Archaeologists who excavated Pleistocene stone huts in Spanish caves found fossilized cave-lion claw bones. “Our interpretation is that the claws were attached to the skin,” said one researcher. “You know those horrible carpets that people have in their house, the bear carpets with the claws and head? This would be very similar.”
The earliest reliable account of human flight concerns a Benedictine monk named Eilmer, who in 1066 fastened wings to his hands and feet, jumped from a tower, and glided more than six hundred feet before falling from the sky and breaking both his legs. He blamed the failure on not having fitted himself with a tail.
A seventeenth-century rabbinical decision tells of a German town in which wealthy Jewish households kept chickens, while poorer women secretly milked gentiles’ cows early in the morning to sell the purloined milk on the street. One time, some chicks hopped into a tub of milk left on a doorstep and drowned. “Each side suffered a financial loss,” the text reads. “One from the milk, the other from the drowned chicks.”
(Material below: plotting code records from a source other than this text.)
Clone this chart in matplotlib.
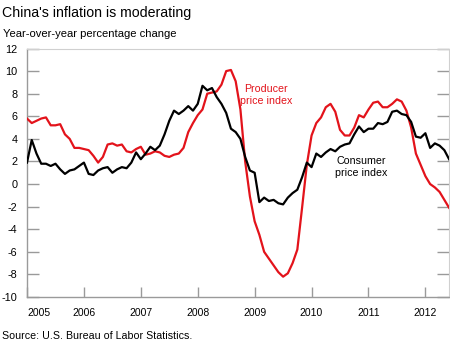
"""China CPI vs PPI year-over-year change, 2005 to mid-2012."""

import matplotlib.pyplot as plt
import numpy as np

plt.rcParams["font.family"] = ["Liberation Sans", "DejaVu Sans"]

# Monthly values, Jan 2005 .. Jun 2012
cpi = [
    1.9, 3.9, 2.7, 1.8, 1.8, 1.6, 1.8, 1.3, 0.9, 1.2, 1.3, 1.6,
    1.9, 0.9, 0.8, 1.2, 1.4, 1.5, 1.0, 1.3, 1.5, 1.4, 1.9, 2.8,
    2.2, 2.7, 3.3, 3.0, 3.4, 4.4, 5.6, 6.5, 6.2, 6.5, 6.9, 6.5,
    7.1, 8.7, 8.3, 8.5, 7.7, 7.1, 6.3, 4.9, 4.6, 4.0, 2.4, 1.2,
    1.0, -1.6, -1.2, -1.5, -1.4, -1.7, -1.8, -1.2, -0.8, -0.5, 0.6, 1.9,
    1.5, 2.7, 2.4, 2.8, 3.1, 2.9, 3.3, 3.5, 3.6, 4.4, 5.1, 4.6,
    4.9, 4.9, 5.4, 5.3, 5.5, 6.4, 6.5, 6.2, 6.1, 5.5, 4.2, 4.1,
    4.5, 3.2, 3.6, 3.4, 3.0, 2.2,
]
ppi = [
    5.8, 5.4, 5.6, 5.8, 5.9, 5.2, 5.2, 5.3, 4.4, 4.0, 3.2, 3.2,
    3.1, 3.0, 2.5, 1.9, 2.4, 3.5, 3.6, 3.4, 3.5, 2.9, 2.8, 3.1,
    3.3, 2.6, 2.7, 2.9, 2.8, 2.5, 2.4, 2.6, 2.7, 3.2, 4.6, 5.4,
    6.1, 6.6, 8.0, 8.1, 8.2, 8.8, 10.0, 10.1, 9.1, 6.6, 2.0, -1.1,
    -3.3, -4.5, -6.0, -6.6, -7.2, -7.8, -8.2, -7.9, -7.0, -5.8, -2.1, 1.7,
    4.3, 5.4, 5.9, 6.8, 7.1, 6.4, 4.8, 4.3, 4.3, 5.0, 6.1, 5.9,
    6.6, 7.2, 7.3, 6.8, 6.8, 7.1, 7.5, 7.3, 6.5, 5.0, 2.7, 1.7,
    0.7, 0.0, -0.3, -0.7, -1.4, -2.1,
]
years = [2005, 2006, 2007, 2008, 2009, 2010, 2011, 2012]
y_ticks = [-10, -8, -6, -4, -2, 0, 2, 4, 6, 8, 10, 12]

months = np.arange(len(cpi)) / 12.0 + years[0]

fig = plt.figure(figsize=(4.5, 3.44), dpi=100)
ax = fig.add_axes([0.06, 0.1366, 0.938, 0.7224])

ax.plot(months, ppi, color="#e3131b", linewidth=1.6, zorder=3)
ax.plot(months, cpi, color="black", linewidth=1.6, zorder=4)

ax.set_xlim(years[0], months[-1])
ax.set_ylim(-10, 12)
ax.set_yticks(y_ticks)
ax.set_yticklabels([str(v) for v in y_ticks])
ax.set_xticks(years)
ax.set_xticklabels([str(y) for y in years])
ax.get_xticklabels()[0].set_horizontalalignment("left")

grey = "#9a9a9a"
for side in ["left", "bottom"]:
    ax.spines[side].set_color(grey)
    ax.spines[side].set_linewidth(1.0)
for side in ["top", "right"]:
    ax.spines[side].set_color("#d0d0d0")
    ax.spines[side].set_linewidth(0.8)

ax.tick_params(axis="y", direction="in", length=8.5, width=1.0, color=grey,
               labelsize=7.8, pad=7, right=True)
ax.tick_params(axis="x", direction="in", length=7.5, width=1.0, color=grey,
               labelsize=7.5, pad=8)

ax.text(2009.2, 7.85, "Producer\nprice index", color="#e3131b", fontsize=7.7,
        ha="center", va="center", linespacing=1.25)
ax.text(2010.88, 1.55, "Consumer\nprice index", color="black", fontsize=7.7,
        ha="center", va="center", linespacing=1.25)

fig.text(0.004, 0.962, "China's inflation is moderating", fontsize=10.2,
         ha="left", va="center")
fig.text(0.006, 0.900, "Year-over-year percentage change", fontsize=8.1,
         ha="left", va="center")
fig.text(0.004, 0.022, "Source: U.S. Bureau of Labor Statistics.", fontsize=7.7,
         ha="left", va="center")

fig.savefig("out.png", dpi=100)
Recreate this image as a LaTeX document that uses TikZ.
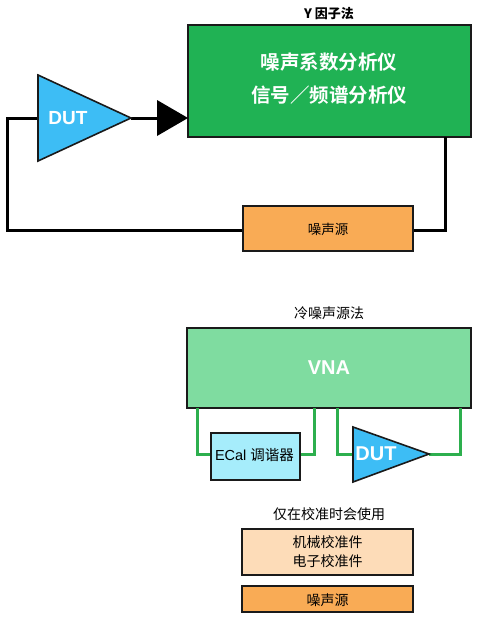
\documentclass[tikz,border=0pt]{standalone}
\usepackage{fontspec}
\setmainfont{Liberation Sans}
\newfontfamily\cjk{Noto Sans CJK SC}
\newfontfamily\cjkb{Noto Sans CJK SC Bold}
\usetikzlibrary{calc}
\definecolor{dgreen}{HTML}{20B254}
\definecolor{lgreen}{HTML}{7FDCA0}
\definecolor{wire}{HTML}{2DAF4E}
\definecolor{dutblue}{HTML}{3DBDF5}
\definecolor{ecal}{HTML}{A6EDFB}
\definecolor{orng}{HTML}{F9AB55}
\definecolor{peach}{HTML}{FDDCB8}
\definecolor{edge}{HTML}{1A1A1A}
\tikzset{
  box/.style={draw=edge,line width=1.6pt,inner sep=0pt},
  blk/.style={line width=3pt,draw=black},
  gw/.style={line width=3pt,draw=wire},
  amp/.style={draw=edge,line width=1.6pt,fill=dutblue,line join=miter},
  ttl/.style={font=\fontsize{13}{15}\selectfont\bfseries\cjkb},
}
\begin{document}
\begin{tikzpicture}[x=1pt,y=-1pt]
\useasboundingbox[fill=white] (0,0) rectangle (490,619);
% ---------- Y factor ----------
\node[ttl] (t1) at (329,14) {Y 因子法};
\node[box,fill=dgreen,minimum width=283pt,minimum height=112pt] (nfa) at (329.5,81) {};
\node[text=white,font=\fontsize{19.5}{33}\selectfont\cjkb,align=center] (nfat) at (329,79) {噪声系数分析仪\\信号／频谱分析仪};
\coordinate (d1l) at (38,118);
\coordinate (d1t) at (38,75);
\coordinate (d1b) at (38,161);
\coordinate (d1o) at (131,118);
\node[box,fill=orng,minimum width=170pt,minimum height=45pt] (ns1) at (328,228.5) {};
\node[font=\fontsize{13.5}{16}\selectfont\cjk] (ns1t) at (328,229) {噪声源};
\draw[blk] (d1l) -- (7,118) -- (7,230) -- (ns1.west |- 0,230);
\draw[blk] (ns1.east |- 0,230) -- (445,230) -- (445,137);
\draw[blk] (d1o) -- (158,118);
\fill[black] (157,100) -- (188,118) -- (157,136) -- cycle;
\draw[amp] (d1t) -- (d1o) -- (d1b) -- cycle;
\node[text=white,font=\fontsize{19}{20}\selectfont\bfseries] (dut1) at (68,118) {DUT};
% ---------- cold source ----------
\node[font=\fontsize{14}{16}\selectfont\cjk] (t2) at (329,313) {冷噪声源法};
\node[box,fill=lgreen,minimum width=284pt,minimum height=80pt] (vna) at (329,368) {};
\node[text=white,font=\fontsize{20}{22}\selectfont\bfseries] (vnat) at (329,368) {VNA};
\node[box,fill=ecal,minimum width=89pt,minimum height=47pt] (ecal) at (255.5,456.5) {};
\draw[gw] (197,408) -- (197,454) -- (ecal.west |- 0,454);
\draw[gw] (ecal.east |- 0,454) -- (314,454) -- (314,408);
\coordinate (d2t) at (353,427);
\coordinate (d2b) at (353,482);
\coordinate (d2o) at (429,454);
\draw[gw] (337,408) -- (337,454) -- (353,454);
\draw[gw] (d2o) -- (460,454) -- (460,408);
\node[font=\fontsize{14.5}{16}\selectfont] (ecalt) at (254.5,455) {ECal {\cjk 调谐器}};
\draw[amp] (d2t) -- (d2o) -- (d2b) -- cycle;
\node[text=white,font=\fontsize{20}{22}\selectfont\bfseries] (dut2) at (376,454) {DUT};
% ---------- calibration ----------
\node[font=\fontsize{14}{16}\selectfont\cjk] (t3) at (329,514) {仅在校准时会使用};
\node[box,fill=peach,minimum width=171pt,minimum height=46pt] (cal) at (327.5,552) {};
\node[font=\fontsize{14}{19}\selectfont\cjk,align=center] (calt) at (327.5,552) {机械校准件\\电子校准件};
\node[box,fill=orng,minimum width=171pt,minimum height=26pt] (ns2) at (327.5,599) {};
\node[font=\fontsize{14}{16}\selectfont\cjk] (ns2t) at (327.5,600) {噪声源};
\end{tikzpicture}
\end{document}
About how statements get written up by the press, Andy Warhol wrote, “It would always be different from what I’d actually said—and a lot more fun for me to read. Like if I’d said, ‘In the future everyone will be famous for fifteen minutes,’ it could come out ‘In fifteen minutes everyone will be famous.’ ” About the future, Andy Warhol also wrote, “I really do live for the future, because when I’m eating a box of candy, I can’t wait to taste the last piece. I don’t even taste any of the other pieces.”
The Athenian orator Lysias, a generation younger than Antiphon—who pioneered the business of writing defense speeches—once upset a litigant, according to Plutarch, for whom he had prepared a defense, because the first time the man read the speech it “seemed to him wonderfully good, but on taking it up a second and third time it appeared completely dull and ineffectual.” After hearing the man out, Lysias replied, “Well, isn’t it only once that you are going to speak it before the jurors?”
In 1963, having left bread, butter, and milk for her sleeping children, Sylvia Plath stuck her head inside an oven. In 1974, having turned on her car in a closed garage, waiting for the carbon monoxide to kill her, Anne Sexton sat and drank vodka.
In 1988 Major Ronald Ferguson—a onetime officer in Her Majesty’s Household Cavalry, Prince Charles’ polo manager, and father of Sarah, duchess of York—was discovered by a London tabloid to be a habitué of the Wigmore Club, a West End massage parlor. When it was alleged that Ferguson paid for sexual services from a number of women and gave them perfume and bath oil said to be used by the royal family, he admitted, “I’ve been a fool.” “He’ll have to deal with this himself,” said a spokesperson for Buckingham Palace. “It’s nothing to do with us, despite the fact that he’s the Duchess of York’s father.”
Beware a comet “if it resembles a flute,” Pliny the Elder warned; “it portends something unfavorable related to music.” The Roman author did not offer further particulars.